### Set problem
Give the number of lines that hold the string "matplotlib". Nothing else is needed.
_ _ _
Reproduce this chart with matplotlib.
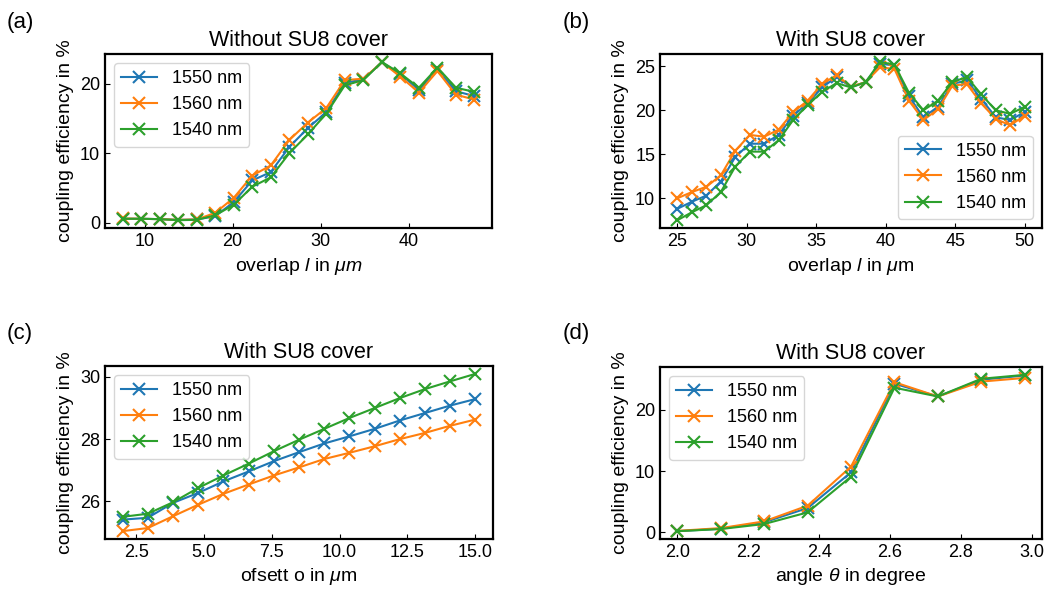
import numpy as np
import matplotlib
matplotlib.use("Agg")
import matplotlib.pyplot as plt

plt.rcParams['font.family'] = ['Liberation Sans', 'DejaVu Sans']
plt.rcParams['mathtext.fontset'] = 'custom'
plt.rcParams['mathtext.rm'] = 'Liberation Sans'
plt.rcParams['mathtext.it'] = 'Liberation Sans:italic'
plt.rcParams['font.size'] = 13
plt.rcParams['axes.linewidth'] = 1.6
plt.rcParams['xtick.direction'] = 'in'
plt.rcParams['ytick.direction'] = 'in'

labels = ["1550 nm", "1560 nm", "1540 nm"]
colors = ["tab:blue", "tab:orange", "tab:green"]

# (a) without SU8 cover
overlap_a = np.linspace(7.5, 47.5, 20)
a_1550 = [0.6, 0.6, 0.55, 0.45, 0.5, 0.97, 3.0, 6.1, 7.3, 10.9, 13.6, 15.9, 20.1, 20.6,
          23.05, 21.35, 19.1, 22.0, 18.9, 18.2]
a_1560 = [0.65, 0.6, 0.55, 0.45, 0.5, 1.45, 3.6, 6.8, 8.25, 11.9, 14.4, 16.5, 20.5, 20.7,
          23.05, 21.0, 18.7, 21.8, 18.4, 17.7]
a_1540 = [0.6, 0.6, 0.55, 0.4, 0.45, 1.1, 2.6, 5.2, 6.55, 10.0, 12.7, 15.7, 19.75, 20.5,
          23.1, 21.45, 19.4, 22.3, 19.4, 18.8]

# (b) with SU8 cover
overlap_b = np.linspace(25, 50, 25)
b_1550 = [8.8, 9.6, 10.3, 11.9, 14.7, 16.2, 16.2, 17.2, 19.4, 20.8, 22.6, 23.8, 22.65,
          23.2, 25.3, 25.1, 21.6, 19.2, 20.4, 23.0, 23.4, 21.3, 19.2, 18.9, 19.8]
b_1560 = [10.0, 10.7, 11.3, 12.6, 15.4, 17.2, 17.0, 17.8, 19.8, 21.1, 23.0, 24.0, 22.7,
          23.2, 24.9, 24.7, 21.1, 18.9, 20.1, 22.8, 23.0, 20.8, 19.0, 18.3, 19.4]
b_1540 = [7.5, 8.4, 9.2, 10.7, 13.6, 15.3, 15.3, 16.6, 18.9, 20.6, 22.1, 23.1, 22.6,
          23.2, 25.5, 25.2, 22.0, 20.0, 21.1, 23.2, 23.8, 21.8, 20.0, 19.6, 20.4]

# (c) offset scan
offset_c = np.linspace(2, 15, 15)
c_1550 = [25.41, 25.47, 25.95, 26.27, 26.64, 26.96, 27.29, 27.58, 27.86, 28.09, 28.33,
          28.6, 28.84, 29.08, 29.29]
c_1560 = [25.04, 25.14, 25.52, 25.89, 26.24, 26.54, 26.83, 27.09, 27.36, 27.56, 27.77,
          28.0, 28.2, 28.43, 28.63]
c_1540 = [25.5, 25.6, 25.97, 26.43, 26.83, 27.21, 27.61, 27.98, 28.33, 28.68, 29.0,
          29.32, 29.61, 29.86, 30.1]

# (d) angle scan
angle_d = np.linspace(2.0, 2.98, 9)
d_1550 = [0.2, 0.6, 1.65, 3.98, 9.8, 24.25, 22.17, 24.9, 25.6]
d_1560 = [0.25, 0.7, 1.8, 4.36, 10.74, 24.5, 22.17, 24.6, 25.2]
d_1540 = [0.2, 0.55, 1.37, 3.27, 9.1, 23.6, 22.17, 25.06, 25.7]

fig = plt.figure(figsize=(10.49, 5.94), dpi=100)
ax_a = fig.add_axes([0.1001, 0.616, 0.369, 0.293])
ax_b = fig.add_axes([0.6292, 0.616, 0.3642, 0.293])
ax_c = fig.add_axes([0.1001, 0.0926, 0.3698, 0.2912])
ax_d = fig.add_axes([0.6292, 0.0926, 0.3642, 0.2895])

panels = [
    (ax_a, overlap_a, [a_1550, a_1560, a_1540], "Without SU8 cover", r"overlap $l$ in $\mu m$", "upper left"),
    (ax_b, overlap_b, [b_1550, b_1560, b_1540], "With SU8 cover", r"overlap $l$ in $\mu$m", "lower right"),
    (ax_c, offset_c, [c_1550, c_1560, c_1540], "With SU8 cover", r"ofsett o in $\mu$m", "upper left"),
    (ax_d, angle_d, [d_1550, d_1560, d_1540], "With SU8 cover", r"angle $\theta$ in degree", "upper left"),
]

for ax, x, series, title, xlabel, loc in panels:
    for y, lab, c in zip(series, labels, colors):
        ax.plot(x, y, marker='x', markersize=9, markeredgewidth=1.5, lw=1.5, color=c, label=lab)
    ax.set_title(title, fontsize=15.5)
    ax.set_xlabel(xlabel, fontsize=14)
    ax.set_ylabel("coupling efficiency in %", fontsize=14)
    ax.legend(loc=loc)

ax_a.set_xticks([10, 20, 30, 40])
ax_b.set_xticks([25, 30, 35, 40, 45, 50])
ax_c.set_yticks([26, 28, 30])

for lab, (xx, yy) in zip(["(a)", "(b)", "(c)", "(d)"],
                         [(0.006, 0.953), (0.536, 0.953), (0.006, 0.43), (0.536, 0.43)]):
    fig.text(xx, yy, lab, fontsize=16)

fig.savefig("out.png", dpi=100)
_ _ _
### Exercise response
4